Maybe the previous two years were just growing pains, or a blip of temporary, passing nastiness. Whatever the reason for the bad times, all the council members said they want to move on.
“I don’t remember the real divisiveness until the Walmart issue,” O’Malley said. “And that was real unfortunate, I think, but we’re past that now.”
Clay gives a glowing account of the new council. He said the faces at the first meeting were “exuberant.” His synopsis for the new council so far: Everyone is getting along great.
Others share Clay’s belief, but it’s hard to overlook the rough start that began with the first council meeting late last year. When it came time to nominate Beraud as mayor, a routine procedure, the room was silent for about 10 seconds. Eventually Beraud had to nominate herself.
Clay cast the first vote, but said he did so because he had to under city code. He voted “begrudgingly,” as he explained at the meeting, because he claimed Beraud had declined to meet with him the day before.

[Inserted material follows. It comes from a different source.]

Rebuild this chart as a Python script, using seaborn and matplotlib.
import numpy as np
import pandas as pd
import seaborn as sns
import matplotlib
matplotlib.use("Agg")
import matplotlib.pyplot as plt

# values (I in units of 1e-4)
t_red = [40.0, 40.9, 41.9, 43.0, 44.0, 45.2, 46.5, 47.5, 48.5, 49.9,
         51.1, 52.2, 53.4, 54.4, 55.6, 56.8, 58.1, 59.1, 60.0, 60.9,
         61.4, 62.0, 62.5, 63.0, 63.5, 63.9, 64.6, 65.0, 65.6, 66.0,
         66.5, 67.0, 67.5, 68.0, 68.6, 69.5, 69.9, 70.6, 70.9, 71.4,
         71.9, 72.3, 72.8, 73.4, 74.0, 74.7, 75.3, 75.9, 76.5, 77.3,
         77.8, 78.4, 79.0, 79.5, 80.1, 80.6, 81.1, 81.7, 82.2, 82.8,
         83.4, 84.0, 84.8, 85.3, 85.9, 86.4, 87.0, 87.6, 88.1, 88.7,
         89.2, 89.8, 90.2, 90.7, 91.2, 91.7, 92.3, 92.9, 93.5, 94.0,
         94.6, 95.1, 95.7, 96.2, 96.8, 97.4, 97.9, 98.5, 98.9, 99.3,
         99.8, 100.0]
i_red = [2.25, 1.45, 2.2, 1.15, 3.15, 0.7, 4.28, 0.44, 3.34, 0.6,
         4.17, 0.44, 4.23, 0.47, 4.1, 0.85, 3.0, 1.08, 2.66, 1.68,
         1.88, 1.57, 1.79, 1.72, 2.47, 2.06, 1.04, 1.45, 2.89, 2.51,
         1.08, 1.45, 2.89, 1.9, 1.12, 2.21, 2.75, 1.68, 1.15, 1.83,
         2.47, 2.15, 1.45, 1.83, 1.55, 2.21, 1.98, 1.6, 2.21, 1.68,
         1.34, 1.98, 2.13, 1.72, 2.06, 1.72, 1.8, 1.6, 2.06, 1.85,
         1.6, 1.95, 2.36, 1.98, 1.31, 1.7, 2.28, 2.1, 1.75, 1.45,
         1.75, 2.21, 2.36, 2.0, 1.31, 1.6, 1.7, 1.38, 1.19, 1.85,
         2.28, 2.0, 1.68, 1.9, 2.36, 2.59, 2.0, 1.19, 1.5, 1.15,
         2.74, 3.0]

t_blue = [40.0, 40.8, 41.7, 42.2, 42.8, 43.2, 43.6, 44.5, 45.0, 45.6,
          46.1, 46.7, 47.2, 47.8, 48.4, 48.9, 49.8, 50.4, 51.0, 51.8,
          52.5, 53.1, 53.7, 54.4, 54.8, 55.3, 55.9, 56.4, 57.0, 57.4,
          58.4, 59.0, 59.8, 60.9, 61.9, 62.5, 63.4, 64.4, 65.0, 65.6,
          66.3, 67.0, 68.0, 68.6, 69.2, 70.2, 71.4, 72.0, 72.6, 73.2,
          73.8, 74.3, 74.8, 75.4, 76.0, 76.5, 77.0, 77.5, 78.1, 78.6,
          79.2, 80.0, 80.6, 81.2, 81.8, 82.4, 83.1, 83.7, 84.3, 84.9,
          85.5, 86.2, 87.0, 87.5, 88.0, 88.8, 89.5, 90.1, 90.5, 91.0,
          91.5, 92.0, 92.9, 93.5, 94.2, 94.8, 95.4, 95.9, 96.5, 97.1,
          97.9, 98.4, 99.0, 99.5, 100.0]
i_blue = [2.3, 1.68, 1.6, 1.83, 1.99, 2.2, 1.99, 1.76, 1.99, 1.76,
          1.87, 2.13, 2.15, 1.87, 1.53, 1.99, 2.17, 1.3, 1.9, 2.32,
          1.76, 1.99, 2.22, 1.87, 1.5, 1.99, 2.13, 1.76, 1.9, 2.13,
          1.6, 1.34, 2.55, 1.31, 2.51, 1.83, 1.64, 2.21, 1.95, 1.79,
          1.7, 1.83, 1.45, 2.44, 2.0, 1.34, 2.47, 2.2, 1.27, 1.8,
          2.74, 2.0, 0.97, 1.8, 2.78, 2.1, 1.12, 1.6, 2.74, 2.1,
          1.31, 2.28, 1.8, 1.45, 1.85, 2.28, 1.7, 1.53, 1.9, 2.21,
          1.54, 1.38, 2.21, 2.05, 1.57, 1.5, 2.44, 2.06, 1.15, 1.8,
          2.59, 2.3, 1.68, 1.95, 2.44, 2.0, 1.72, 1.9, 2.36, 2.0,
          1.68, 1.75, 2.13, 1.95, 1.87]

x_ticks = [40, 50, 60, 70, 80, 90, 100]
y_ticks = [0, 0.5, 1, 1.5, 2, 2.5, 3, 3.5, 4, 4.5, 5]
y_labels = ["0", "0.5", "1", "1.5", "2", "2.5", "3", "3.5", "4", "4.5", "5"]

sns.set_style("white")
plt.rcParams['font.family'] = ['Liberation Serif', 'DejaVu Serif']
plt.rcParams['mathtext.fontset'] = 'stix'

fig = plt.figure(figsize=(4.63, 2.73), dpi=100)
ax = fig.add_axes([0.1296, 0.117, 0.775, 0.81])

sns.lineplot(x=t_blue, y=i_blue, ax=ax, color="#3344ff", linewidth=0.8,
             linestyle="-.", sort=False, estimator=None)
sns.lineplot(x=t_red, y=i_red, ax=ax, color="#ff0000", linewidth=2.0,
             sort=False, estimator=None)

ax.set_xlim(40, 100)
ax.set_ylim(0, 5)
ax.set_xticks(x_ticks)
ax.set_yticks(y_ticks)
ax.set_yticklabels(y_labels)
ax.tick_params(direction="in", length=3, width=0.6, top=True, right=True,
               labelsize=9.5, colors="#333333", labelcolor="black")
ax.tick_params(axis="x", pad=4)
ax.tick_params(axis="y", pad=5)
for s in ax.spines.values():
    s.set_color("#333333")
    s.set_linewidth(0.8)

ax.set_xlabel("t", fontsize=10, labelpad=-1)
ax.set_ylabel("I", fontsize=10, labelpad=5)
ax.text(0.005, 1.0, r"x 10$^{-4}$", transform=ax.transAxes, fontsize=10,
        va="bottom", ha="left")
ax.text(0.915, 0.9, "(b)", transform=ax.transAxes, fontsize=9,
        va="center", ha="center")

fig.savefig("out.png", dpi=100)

Following the strategic planning meeting where Ellen left the room, Brennler, Broadwater, and others from the public reproached council members for their behavior toward the mayor.

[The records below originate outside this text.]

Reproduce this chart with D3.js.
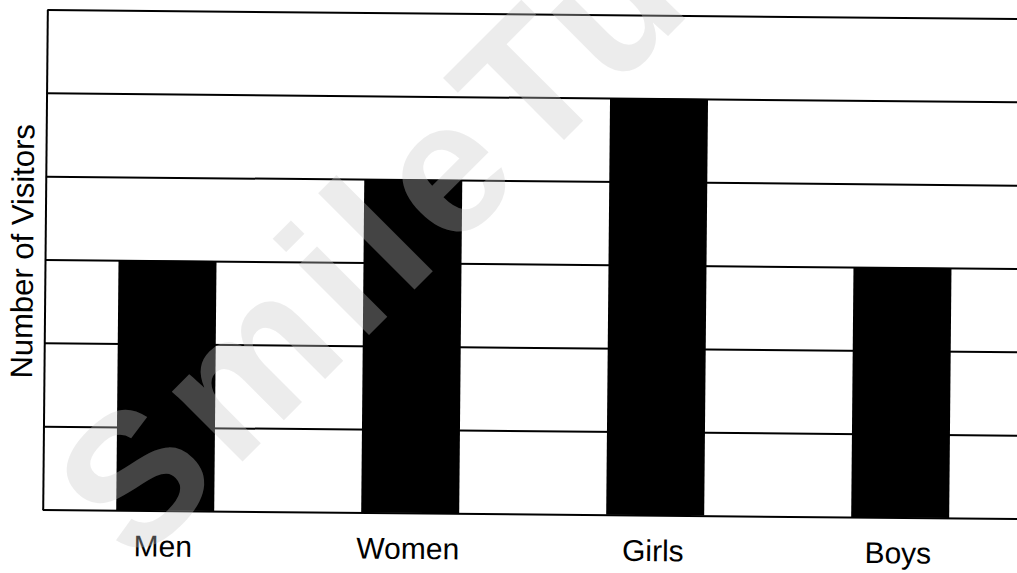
<!DOCTYPE html>
<html>
<head>
<meta charset="utf-8">
<script src="https://cdn.jsdelivr.net/npm/d3@7"></script>
<style>
  html, body { margin: 0; padding: 0; background: #fff; }
  svg { display: block; }
</style>
</head>
<body>
<script>
const categories = ["Men", "Women", "Girls", "Boys"];
const visitors = [3, 4, 5, 3];
const yTicks = [0, 1, 2, 3, 4, 5, 6];
const yTitle = "Number of Visitors";
const watermark = "SmileTutor";

const W = 1017, H = 573;
const tilt = "rotate(0.53, 530, 264)";
const svg = d3.select("body").append("svg").attr("width", W).attr("height", H);
svg.append("rect").attr("width", W).attr("height", H).attr("fill", "#fff");

const plotLeft = 45, plotRight = 1025, plotTop = 14, plotBottom = 514;
const y = d3.scaleLinear().domain([0, 6]).range([plotBottom, plotTop]);
const x = d3.scaleBand().domain(categories).range([plotLeft, plotRight])
  .paddingInner(0.6).paddingOuter(0.3);

const g = svg.append("g").attr("transform", tilt);

// grid + axis
const axis = g.append("g").attr("transform", `translate(${plotLeft},0)`)
  .call(d3.axisLeft(y).tickValues(yTicks).tickSize(-(W - plotLeft + 20)).tickSizeOuter(0).tickFormat(""));
axis.selectAll(".tick line").attr("stroke", "#000").attr("stroke-width", 2);
axis.select(".domain").attr("stroke", "#000").attr("stroke-width", 2);

// bars
g.selectAll("rect.bar").data(categories).join("rect")
  .attr("class", "bar")
  .attr("x", d => x(d))
  .attr("width", x.bandwidth())
  .attr("y", (d, i) => y(visitors[i]))
  .attr("height", (d, i) => y(0) - y(visitors[i]))
  .attr("fill", "#000");

// category labels
g.selectAll("text.cat").data(categories).join("text")
  .attr("class", "cat")
  .attr("x", d => x(d) + x.bandwidth() / 2 - 2)
  .attr("y", 560)
  .attr("text-anchor", "middle")
  .attr("font-family", "Liberation Sans, Arial, sans-serif")
  .attr("font-size", 30)
  .attr("fill", "#000")
  .text(d => d);

// y title
g.append("text")
  .attr("transform", "translate(33, 256) rotate(-90)")
  .attr("text-anchor", "middle")
  .attr("font-family", "Liberation Sans, Arial, sans-serif")
  .attr("font-size", 31)
  .attr("fill", "#000")
  .text(yTitle);

// watermark: semi-transparent light overlay (black -> dark grey, white -> very light grey)
svg.append("g")
  .attr("transform", "translate(136, 568) rotate(-45)")
  .append("text")
  .attr("x", 0).attr("y", 0)
  .attr("font-family", "Liberation Sans, Arial, sans-serif")
  .attr("font-weight", 700)
  .attr("font-size", 188)
  .attr("letter-spacing", 12)
  .attr("fill", "rgba(200,200,200,0.34)")
  .text(watermark);
</script>
</body>
</html>
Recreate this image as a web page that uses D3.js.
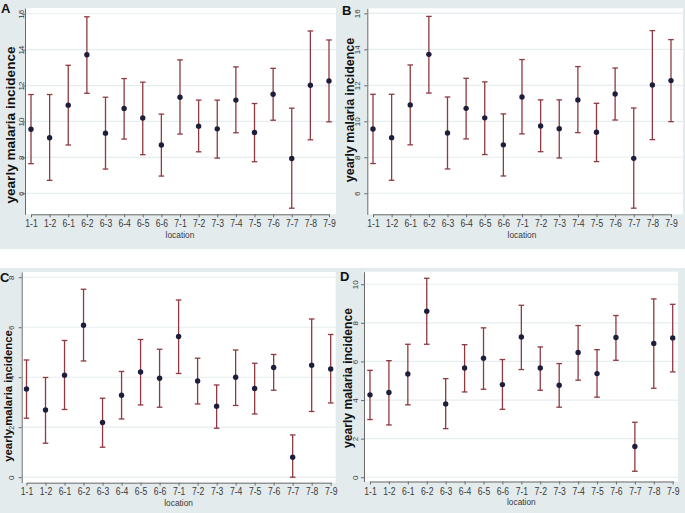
<!DOCTYPE html>
<html><head><meta charset="utf-8">
<script src="https://cdn.jsdelivr.net/npm/d3@7"></script>
<style>body{margin:0;background:#fff}svg{display:block}</style>
</head><body>
<svg id="chart" width="685" height="513"></svg>
<script>
// ---- data ----
const locations = ["1-1","1-2","6-1","6-2","6-3","6-4","6-5","6-6","7-1","7-2","7-3","7-4","7-5","7-6","7-7","7-8","7-9"];

const A_mean  = [9.57, 9.09, 10.91, 13.72, 9.35, 10.72, 10.19, 8.69, 11.35, 9.74, 9.59, 11.19, 9.39, 11.52, 7.94, 12.02, 12.26];
const A_lower = [7.65, 6.72, 8.69, 11.57, 7.35, 9.02, 8.15, 6.96, 9.30, 8.31, 7.96, 9.37, 7.76, 10.07, 5.17, 8.98, 9.98];
const A_upper = [11.5, 11.5, 13.13, 15.83, 11.35, 12.39, 12.19, 10.41, 13.43, 11.19, 11.19, 13.04, 11.0, 12.96, 10.74, 15.04, 14.54];

const B_mean  = [9.57, 9.09, 10.91, 13.72, 9.35, 10.72, 10.19, 8.69, 11.35, 9.74, 9.59, 11.19, 9.39, 11.52, 7.94, 12.02, 12.26];
const B_lower = [7.65, 6.72, 8.69, 11.57, 7.35, 9.02, 8.15, 6.96, 9.30, 8.31, 7.96, 9.37, 7.76, 10.07, 5.17, 8.98, 9.98];
const B_upper = [11.5, 11.5, 13.13, 15.83, 11.35, 12.39, 12.19, 10.41, 13.43, 11.19, 11.19, 13.04, 11.0, 12.96, 10.74, 15.04, 14.54];

const C_mean  = [3.53, 2.69, 4.08, 6.08, 2.19, 3.28, 4.21, 3.96, 5.63, 3.85, 2.84, 4.00, 3.55, 4.39, 0.80, 4.48, 4.33];
const C_lower = [2.36, 1.36, 2.71, 4.65, 1.20, 2.33, 2.89, 2.80, 4.15, 2.93, 1.96, 2.87, 2.53, 3.48, 0.00, 2.63, 2.97];
const C_upper = [4.69, 3.99, 5.47, 7.52, 3.16, 4.23, 5.51, 5.12, 7.09, 4.76, 3.69, 5.09, 4.56, 4.91, 1.69, 6.33, 5.71];

const D_mean  = [4.27, 4.39, 5.35, 8.60, 3.80, 5.66, 6.17, 4.80, 7.27, 5.66, 4.77, 6.46, 5.37, 7.24, 1.59, 6.93, 7.22];
const D_lower = [2.99, 2.71, 3.75, 6.89, 2.52, 4.42, 4.56, 3.52, 5.58, 4.51, 3.63, 5.03, 4.15, 6.06, 0.31, 4.61, 5.46];
const D_upper = [5.54, 6.04, 6.89, 10.31, 5.11, 6.87, 7.74, 6.10, 8.91, 6.75, 5.89, 7.86, 6.61, 8.38, 2.85, 9.24, 8.96];

const A_ticks = [6, 8, 10, 12, 14, 16];
const B_ticks = [6, 8, 10, 12, 14, 16];
const C_ticks = [0, 2, 4, 6, 8];
const D_ticks = [0, 2, 4, 6, 8, 10];

const yTitle = "yearly malaria incidence";
const xTitle = "location";

// ---- layout ----
const panels = [
  {name:"A", mean:A_mean, lower:A_lower, upper:A_upper, ticks:A_ticks,
   left:25, right:336, top:8, bottom:214.3, dom:[4.83,16.32], px:[31,329],
   title:{x:10, y:125, size:13.6}, label:{x:1, y:13}, tickOff:1.5,
   xlabY:227, locY:237.5},
  {name:"B", mean:B_mean, lower:B_lower, upper:B_upper, ticks:B_ticks,
   left:367.3, right:683, top:8.3, bottom:214.3, dom:[4.83,16.28], px:[373,671],
   title:{x:350, y:110, size:12.5}, label:{x:342, y:15}, tickOff:7,
   xlabY:227, locY:237.5},
  {name:"C", mean:C_mean, lower:C_lower, upper:C_upper, ticks:C_ticks,
   left:21.7, right:335.7, top:272, bottom:482.7, dom:[-0.22,8.21], px:[26.5,330.7],
   title:{x:8, y:396, size:11.4}, label:{x:0, y:282}, tickOff:8,
   xlabY:495.5, locY:505.5},
  {name:"D", mean:D_mean, lower:D_lower, upper:D_upper, ticks:D_ticks,
   left:364, right:678, top:271.7, bottom:481.5, dom:[-0.22,10.65], px:[370,672.7],
   title:{x:348, y:378, size:12.1}, label:{x:340, y:281}, tickOff:6,
   xlabY:495.5, locY:505}
];

const svg = d3.select("#chart");
const BG = "#e4ebed", GRID = "#e6edf0", AX = "#6a6a6a", TXT = "#3a3a3a";
const BAR = "#8e3a40", PT = "#1e1e3c";
const FONT = "Liberation Sans, Arial, sans-serif";

svg.append("rect").attr("x",0).attr("y",0).attr("width",685).attr("height",249).attr("fill",BG);
svg.append("rect").attr("x",0).attr("y",268).attr("width",685).attr("height",245).attr("fill",BG);

panels.forEach(p => {
  const g = svg.append("g");
  const x = d3.scalePoint().domain(locations).range(p.px);
  const y = d3.scaleLinear().domain(p.dom).range([p.bottom, p.top]);

  g.append("rect").attr("x",p.left).attr("y",p.top)
    .attr("width",p.right-p.left).attr("height",p.bottom-p.top).attr("fill","#fff");

  g.selectAll(".grid").data(p.ticks).enter().append("line")
    .attr("x1",p.left).attr("x2",p.right)
    .attr("y1",d=>y(d)).attr("y2",d=>y(d))
    .attr("stroke",GRID).attr("stroke-width",1.2);

  // y axis
  const ya = g.append("g").attr("transform",`translate(${p.left},0)`)
    .call(d3.axisLeft(y).tickValues(p.ticks).tickSize(3).tickSizeOuter(0));
  ya.select(".domain").attr("stroke",AX);
  ya.selectAll(".tick line").attr("stroke",AX);
  ya.selectAll(".tick text")
    .attr("transform","rotate(-90)")
    .attr("x",0).attr("y",-p.tickOff).attr("dy",0)
    .attr("text-anchor","middle")
    .attr("font-family",FONT)
    .attr("font-size",8).attr("fill",TXT);

  // x axis
  const xa = g.append("g").attr("transform",`translate(0,${p.bottom})`)
    .call(d3.axisBottom(x).tickSize(3).tickSizeOuter(0));
  xa.select(".domain").attr("stroke",AX);
  xa.selectAll(".tick line").attr("stroke",AX);
  xa.selectAll(".tick text")
    .attr("y",p.xlabY-p.bottom).attr("dy",0)
    .attr("transform","scale(0.82,1)")
    .attr("font-family",FONT)
    .attr("font-size",10.5).attr("fill",TXT);

  // error bars
  const idx = d3.range(locations.length);
  const cap = 2.8;
  g.selectAll(".bar").data(idx).enter().append("line")
    .attr("x1",i=>x(locations[i])).attr("x2",i=>x(locations[i]))
    .attr("y1",i=>y(p.lower[i])).attr("y2",i=>y(p.upper[i]))
    .attr("stroke",BAR).attr("stroke-width",1.3);
  g.selectAll(".capU").data(idx).enter().append("line")
    .attr("x1",i=>x(locations[i])-cap).attr("x2",i=>x(locations[i])+cap)
    .attr("y1",i=>y(p.upper[i])).attr("y2",i=>y(p.upper[i]))
    .attr("stroke",BAR).attr("stroke-width",1.3);
  g.selectAll(".capL").data(idx).enter().append("line")
    .attr("x1",i=>x(locations[i])-cap).attr("x2",i=>x(locations[i])+cap)
    .attr("y1",i=>y(p.lower[i])).attr("y2",i=>y(p.lower[i]))
    .attr("stroke",BAR).attr("stroke-width",1.3);
  g.selectAll(".pt").data(idx).enter().append("circle")
    .attr("cx",i=>x(locations[i])).attr("cy",i=>y(p.mean[i]))
    .attr("r",2.7).attr("fill",PT);

  // x title
  const cx = (p.px[0]+p.px[1])/2;
  g.append("text").attr("x",0).attr("y",0)
    .attr("text-anchor","middle")
    .attr("font-family",FONT)
    .attr("font-size",9.5).attr("fill",TXT)
    .attr("transform",`translate(${cx},${p.locY}) scale(0.88,1)`)
    .text(xTitle);

  // y title
  g.append("text")
    .attr("transform",`translate(${p.title.x},${p.title.y}) rotate(-90)`)
    .attr("text-anchor","middle").attr("dominant-baseline","central")
    .attr("font-family",FONT)
    .attr("font-weight","bold").attr("font-size",p.title.size).attr("fill","#111")
    .text(yTitle);

  // panel letter
  g.append("text").attr("x",p.label.x).attr("y",p.label.y)
    .attr("font-family",FONT)
    .attr("font-weight","bold").attr("font-size",13).attr("fill","#111")
    .text(p.name);
});
</script>
</body></html>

Clay responded that people were getting “thin-skinned.” Later that night, he said it was unfortunate “that we still have the nay-sayers out there at the first of the meeting, spreading their poison.”
Also at the meeting’s end, Kelley said he thought the strategic planning meeting incident was behind them and O’Malley had apologized.
“Well, actually, I didn’t apologize,” O’Malley said.
“So you’re saying you’re not apologizing?” Beraud asked.
Later Clay jumped in. “I never got an apology from you, Ellen, about requesting someone be in the room when you meet with me.” He added he wasn’t demanding an apology.
One week later, O’Malley did apologize. He admitted that he may have spoken for too long, as he is prone to do, but he didn’t mean to come down so severely on Beraud. Maybe, he said, he let “discouragement and frustration” of the last two years carry over. Maybe that’s where it will end, the last apology as the shadows of the past fade away. Maybe.